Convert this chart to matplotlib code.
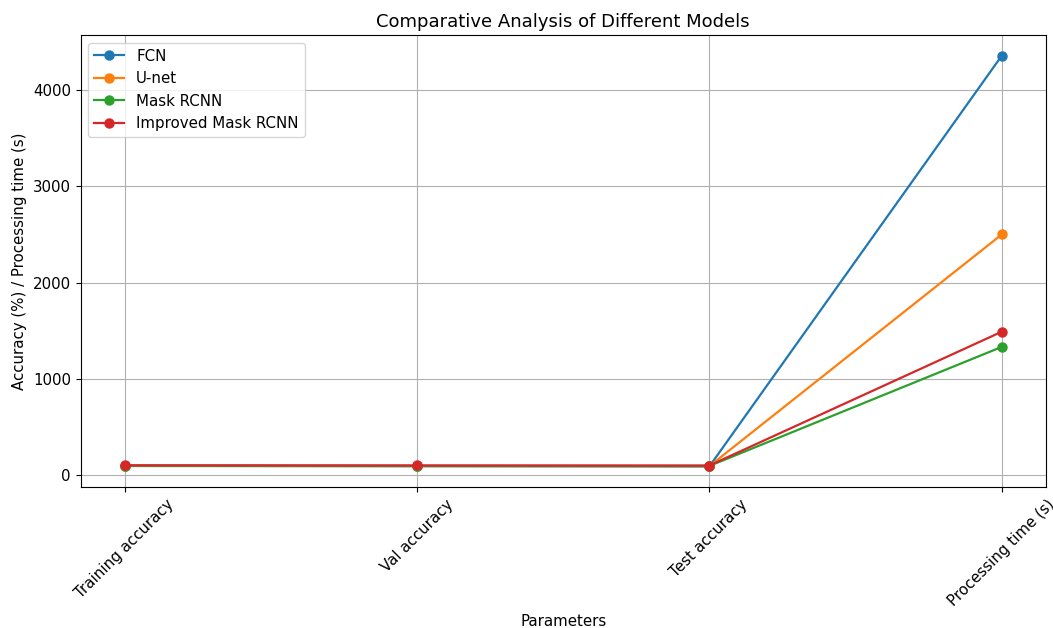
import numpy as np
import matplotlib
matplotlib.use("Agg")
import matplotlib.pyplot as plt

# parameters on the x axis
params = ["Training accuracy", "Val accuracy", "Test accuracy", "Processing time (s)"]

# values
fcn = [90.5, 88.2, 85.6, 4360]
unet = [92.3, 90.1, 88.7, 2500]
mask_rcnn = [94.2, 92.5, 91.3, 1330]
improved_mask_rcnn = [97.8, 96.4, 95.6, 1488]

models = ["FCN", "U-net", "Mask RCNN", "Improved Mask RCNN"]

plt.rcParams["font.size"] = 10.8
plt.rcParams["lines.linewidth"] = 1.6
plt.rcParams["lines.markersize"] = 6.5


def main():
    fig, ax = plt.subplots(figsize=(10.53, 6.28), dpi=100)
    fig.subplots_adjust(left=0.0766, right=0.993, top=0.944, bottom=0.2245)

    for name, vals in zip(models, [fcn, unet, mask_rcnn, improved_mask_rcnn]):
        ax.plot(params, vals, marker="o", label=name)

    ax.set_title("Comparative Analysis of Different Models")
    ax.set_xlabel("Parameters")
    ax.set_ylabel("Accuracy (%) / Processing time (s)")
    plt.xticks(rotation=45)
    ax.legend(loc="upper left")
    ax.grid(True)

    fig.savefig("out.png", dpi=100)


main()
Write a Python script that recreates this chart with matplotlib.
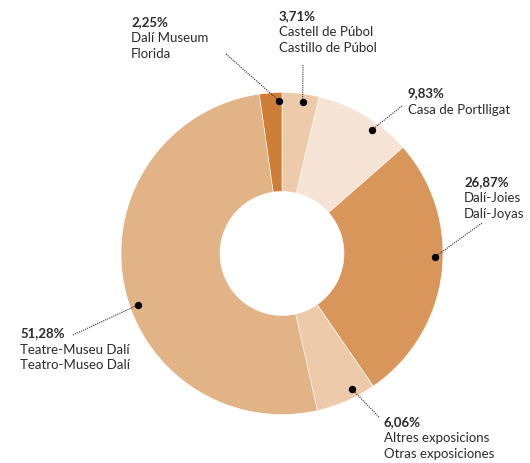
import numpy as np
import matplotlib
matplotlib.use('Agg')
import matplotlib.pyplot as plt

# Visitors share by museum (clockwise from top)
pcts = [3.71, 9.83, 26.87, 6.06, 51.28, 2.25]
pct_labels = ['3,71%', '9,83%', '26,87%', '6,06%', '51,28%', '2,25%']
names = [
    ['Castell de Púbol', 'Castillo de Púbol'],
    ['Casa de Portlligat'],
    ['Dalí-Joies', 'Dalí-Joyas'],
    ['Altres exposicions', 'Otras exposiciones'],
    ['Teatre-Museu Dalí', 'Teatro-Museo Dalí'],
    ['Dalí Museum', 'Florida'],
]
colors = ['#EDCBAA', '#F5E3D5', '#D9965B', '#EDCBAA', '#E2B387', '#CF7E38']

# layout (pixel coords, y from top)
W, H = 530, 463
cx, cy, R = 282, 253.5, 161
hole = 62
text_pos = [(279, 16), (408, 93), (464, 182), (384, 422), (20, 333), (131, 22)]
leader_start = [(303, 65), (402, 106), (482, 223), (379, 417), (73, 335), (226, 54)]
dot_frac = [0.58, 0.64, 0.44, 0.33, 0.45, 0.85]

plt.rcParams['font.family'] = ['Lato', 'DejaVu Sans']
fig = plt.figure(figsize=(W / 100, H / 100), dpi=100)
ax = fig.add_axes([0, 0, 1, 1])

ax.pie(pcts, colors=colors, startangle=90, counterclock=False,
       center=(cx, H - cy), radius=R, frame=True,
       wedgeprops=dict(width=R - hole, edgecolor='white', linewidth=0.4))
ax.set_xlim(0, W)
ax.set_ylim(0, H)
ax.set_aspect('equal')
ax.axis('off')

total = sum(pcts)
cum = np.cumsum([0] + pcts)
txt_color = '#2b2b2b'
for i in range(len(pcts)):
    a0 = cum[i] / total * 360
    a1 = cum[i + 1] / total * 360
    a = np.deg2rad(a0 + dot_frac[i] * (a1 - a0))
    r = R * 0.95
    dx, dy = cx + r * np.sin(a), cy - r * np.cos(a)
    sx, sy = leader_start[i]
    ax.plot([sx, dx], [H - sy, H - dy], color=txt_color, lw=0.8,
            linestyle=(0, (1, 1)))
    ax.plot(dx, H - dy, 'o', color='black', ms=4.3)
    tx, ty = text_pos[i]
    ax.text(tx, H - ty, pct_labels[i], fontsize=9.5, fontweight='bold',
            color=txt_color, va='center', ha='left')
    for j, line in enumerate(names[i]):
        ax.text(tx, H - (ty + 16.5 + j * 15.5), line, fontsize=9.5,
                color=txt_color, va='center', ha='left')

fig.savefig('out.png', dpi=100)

» **Prompt**:
Images in the records should not be copied. Repeat all the rest exactly.

» **Final result**:
Convert this chart to matplotlib code.
import numpy as np
import matplotlib
matplotlib.use("Agg")
import matplotlib.pyplot as plt

# parameters on the x axis
params = ["Training accuracy", "Val accuracy", "Test accuracy", "Processing time (s)"]

# values
fcn = [90.5, 88.2, 85.6, 4360]
unet = [92.3, 90.1, 88.7, 2500]
mask_rcnn = [94.2, 92.5, 91.3, 1330]
improved_mask_rcnn = [97.8, 96.4, 95.6, 1488]

models = ["FCN", "U-net", "Mask RCNN", "Improved Mask RCNN"]

plt.rcParams["font.size"] = 10.8
plt.rcParams["lines.linewidth"] = 1.6
plt.rcParams["lines.markersize"] = 6.5


def main():
    fig, ax = plt.subplots(figsize=(10.53, 6.28), dpi=100)
    fig.subplots_adjust(left=0.0766, right=0.993, top=0.944, bottom=0.2245)

    for name, vals in zip(models, [fcn, unet, mask_rcnn, improved_mask_rcnn]):
        ax.plot(params, vals, marker="o", label=name)

    ax.set_title("Comparative Analysis of Different Models")
    ax.set_xlabel("Parameters")
    ax.set_ylabel("Accuracy (%) / Processing time (s)")
    plt.xticks(rotation=45)
    ax.legend(loc="upper left")
    ax.grid(True)

    fig.savefig("out.png", dpi=100)


main()
Write a Python script that recreates this chart with matplotlib.
import numpy as np
import matplotlib
matplotlib.use('Agg')
import matplotlib.pyplot as plt

# Visitors share by museum (clockwise from top)
pcts = [3.71, 9.83, 26.87, 6.06, 51.28, 2.25]
pct_labels = ['3,71%', '9,83%', '26,87%', '6,06%', '51,28%', '2,25%']
names = [
    ['Castell de Púbol', 'Castillo de Púbol'],
    ['Casa de Portlligat'],
    ['Dalí-Joies', 'Dalí-Joyas'],
    ['Altres exposicions', 'Otras exposiciones'],
    ['Teatre-Museu Dalí', 'Teatro-Museo Dalí'],
    ['Dalí Museum', 'Florida'],
]
colors = ['#EDCBAA', '#F5E3D5', '#D9965B', '#EDCBAA', '#E2B387', '#CF7E38']

# layout (pixel coords, y from top)
W, H = 530, 463
cx, cy, R = 282, 253.5, 161
hole = 62
text_pos = [(279, 16), (408, 93), (464, 182), (384, 422), (20, 333), (131, 22)]
leader_start = [(303, 65), (402, 106), (482, 223), (379, 417), (73, 335), (226, 54)]
dot_frac = [0.58, 0.64, 0.44, 0.33, 0.45, 0.85]

plt.rcParams['font.family'] = ['Lato', 'DejaVu Sans']
fig = plt.figure(figsize=(W / 100, H / 100), dpi=100)
ax = fig.add_axes([0, 0, 1, 1])

ax.pie(pcts, colors=colors, startangle=90, counterclock=False,
       center=(cx, H - cy), radius=R, frame=True,
       wedgeprops=dict(width=R - hole, edgecolor='white', linewidth=0.4))
ax.set_xlim(0, W)
ax.set_ylim(0, H)
ax.set_aspect('equal')
ax.axis('off')

total = sum(pcts)
cum = np.cumsum([0] + pcts)
txt_color = '#2b2b2b'
for i in range(len(pcts)):
    a0 = cum[i] / total * 360
    a1 = cum[i + 1] / total * 360
    a = np.deg2rad(a0 + dot_frac[i] * (a1 - a0))
    r = R * 0.95
    dx, dy = cx + r * np.sin(a), cy - r * np.cos(a)
    sx, sy = leader_start[i]
    ax.plot([sx, dx], [H - sy, H - dy], color=txt_color, lw=0.8,
            linestyle=(0, (1, 1)))
    ax.plot(dx, H - dy, 'o', color='black', ms=4.3)
    tx, ty = text_pos[i]
    ax.text(tx, H - ty, pct_labels[i], fontsize=9.5, fontweight='bold',
            color=txt_color, va='center', ha='left')
    for j, line in enumerate(names[i]):
        ax.text(tx, H - (ty + 16.5 + j * 15.5), line, fontsize=9.5,
                color=txt_color, va='center', ha='left')

fig.savefig('out.png', dpi=100)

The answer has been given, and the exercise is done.